Küçük Değertaş (59), bölgede herkesin en az
5-6 çocuğu olduğuna dikkat çekerek
''İki de ana-baba. Karşılığında verilen ev 42 metrekare. Odalara yatak sığmıyor,
nefes alınmıyor. İnsana bu kadar zulüm edilir mi? Bize karşı niye bu kadar
vurdumduymaz bu devlet, 36 yıldır anlayamadım'' sözleriyle öfkesini yansıttı.
Depremde evi yıkılan Şerif Tepe (62) de
'Bizi bu kutu gibi evlere yerleştirdiler ve sonra, 'aman merak etmeyin, kısa süre
sonra geniş, kalıcı evlere geçeceksiniz' dediler. Umutla bekledik, ancak
1986'da yapılan oyunu görünce, umudumuz bitti'' diye dert yakındı.
'Biz uzakta kaldık'
Birkaç yıl, inşa ettikleri tuvaleti ortak kullandıklarını ancak umutlarını
yitirdikten sonra herkesin evinin kenarına derme çatma da olsa tuvalet yaptığını
anlatan Orhan Özer ise ''Biraz gücü olan mutfağını da dışarıya ekledi.
Gücü olmayanlar, bir odayı mutfak yaptı, geriye bir oda, bir hol kaldı. 6-7
kişi buraya nasıl sığdı, varın siz anlayın'' dedi.

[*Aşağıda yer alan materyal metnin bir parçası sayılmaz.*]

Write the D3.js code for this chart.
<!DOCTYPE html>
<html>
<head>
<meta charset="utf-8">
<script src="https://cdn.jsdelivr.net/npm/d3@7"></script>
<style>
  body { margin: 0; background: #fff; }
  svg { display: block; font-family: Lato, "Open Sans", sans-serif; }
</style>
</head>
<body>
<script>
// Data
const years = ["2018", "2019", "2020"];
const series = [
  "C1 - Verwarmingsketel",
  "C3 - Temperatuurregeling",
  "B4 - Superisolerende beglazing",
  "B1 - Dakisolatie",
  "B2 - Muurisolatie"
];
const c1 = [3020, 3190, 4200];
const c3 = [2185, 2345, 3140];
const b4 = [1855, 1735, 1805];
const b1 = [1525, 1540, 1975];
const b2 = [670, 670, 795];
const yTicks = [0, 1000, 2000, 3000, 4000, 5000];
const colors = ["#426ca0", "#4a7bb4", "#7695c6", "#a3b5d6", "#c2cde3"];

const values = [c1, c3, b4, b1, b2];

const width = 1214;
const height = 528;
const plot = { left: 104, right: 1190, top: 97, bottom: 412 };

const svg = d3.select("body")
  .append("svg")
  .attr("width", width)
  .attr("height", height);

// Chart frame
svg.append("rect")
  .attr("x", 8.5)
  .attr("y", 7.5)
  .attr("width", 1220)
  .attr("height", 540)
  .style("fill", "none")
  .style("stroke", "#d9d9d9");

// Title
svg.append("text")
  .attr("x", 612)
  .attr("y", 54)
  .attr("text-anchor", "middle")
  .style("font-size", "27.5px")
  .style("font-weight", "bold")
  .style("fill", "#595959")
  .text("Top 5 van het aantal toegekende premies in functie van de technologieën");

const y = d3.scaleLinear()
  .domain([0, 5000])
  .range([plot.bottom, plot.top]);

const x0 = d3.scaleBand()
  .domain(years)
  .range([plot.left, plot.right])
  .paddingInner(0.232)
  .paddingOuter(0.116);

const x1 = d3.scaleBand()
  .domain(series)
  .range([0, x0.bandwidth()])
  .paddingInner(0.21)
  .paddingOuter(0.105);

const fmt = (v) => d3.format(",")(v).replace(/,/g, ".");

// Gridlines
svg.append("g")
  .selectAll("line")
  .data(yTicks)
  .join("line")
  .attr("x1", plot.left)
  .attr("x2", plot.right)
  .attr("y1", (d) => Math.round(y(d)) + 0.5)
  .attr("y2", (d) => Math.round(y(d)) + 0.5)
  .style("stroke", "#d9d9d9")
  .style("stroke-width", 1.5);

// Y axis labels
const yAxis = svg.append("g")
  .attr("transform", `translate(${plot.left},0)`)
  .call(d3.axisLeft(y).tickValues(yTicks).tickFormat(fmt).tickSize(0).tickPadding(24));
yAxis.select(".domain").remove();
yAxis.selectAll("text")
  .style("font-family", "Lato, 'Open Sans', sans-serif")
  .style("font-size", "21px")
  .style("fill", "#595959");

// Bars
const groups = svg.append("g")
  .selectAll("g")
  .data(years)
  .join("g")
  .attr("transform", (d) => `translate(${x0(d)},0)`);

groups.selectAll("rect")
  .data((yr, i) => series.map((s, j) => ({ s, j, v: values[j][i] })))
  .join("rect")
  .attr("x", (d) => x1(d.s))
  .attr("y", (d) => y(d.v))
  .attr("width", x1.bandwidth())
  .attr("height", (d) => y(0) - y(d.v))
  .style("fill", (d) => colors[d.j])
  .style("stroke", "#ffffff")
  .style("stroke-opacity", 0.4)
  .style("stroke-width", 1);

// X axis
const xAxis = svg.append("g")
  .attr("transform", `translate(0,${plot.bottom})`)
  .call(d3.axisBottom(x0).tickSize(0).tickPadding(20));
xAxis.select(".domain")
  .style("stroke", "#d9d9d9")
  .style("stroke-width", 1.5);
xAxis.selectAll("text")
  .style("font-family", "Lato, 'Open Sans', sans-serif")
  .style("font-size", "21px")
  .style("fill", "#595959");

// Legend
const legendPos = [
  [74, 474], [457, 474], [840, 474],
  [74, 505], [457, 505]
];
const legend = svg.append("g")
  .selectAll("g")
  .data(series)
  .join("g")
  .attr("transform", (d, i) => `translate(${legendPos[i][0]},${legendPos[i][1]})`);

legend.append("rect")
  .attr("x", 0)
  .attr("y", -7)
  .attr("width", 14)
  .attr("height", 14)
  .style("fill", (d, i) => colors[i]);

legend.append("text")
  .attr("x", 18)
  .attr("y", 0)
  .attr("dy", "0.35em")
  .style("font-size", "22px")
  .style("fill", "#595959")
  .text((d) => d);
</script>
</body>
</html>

Depremzedelerden Abdurrahman Sinanoğlu ise şöyle
yakındı: ''Deprem çok acı, kimsenin başına
gelmesin. Ama galiba bizim çektiğimiz acılar daha büyük. Gazetelerden
okuyoruz, nerede deprem olsa, devlet hemen yardıma koşuyor, genelde peşini de
bırakmıyor. Ama biz galiba çok uzakta kaldık, bizi unuttular. Bu Doğu'nun
kaderi, yapacak bir şey yok.''
Resmi rakamlara göre 2 bin 369, yurttaşlara göre
ise 3 bin 150 kişinin öldüğü Varto depreminde, 5 bin 160 ev yıkıldı
(solda). Üzerinden 36 yıl geçmesine karşın hâlâ depremin izlerini yaşayan
halk, 'Biz galiba çok uzakta kaldık, bizi unuttular' diye yakınıyor.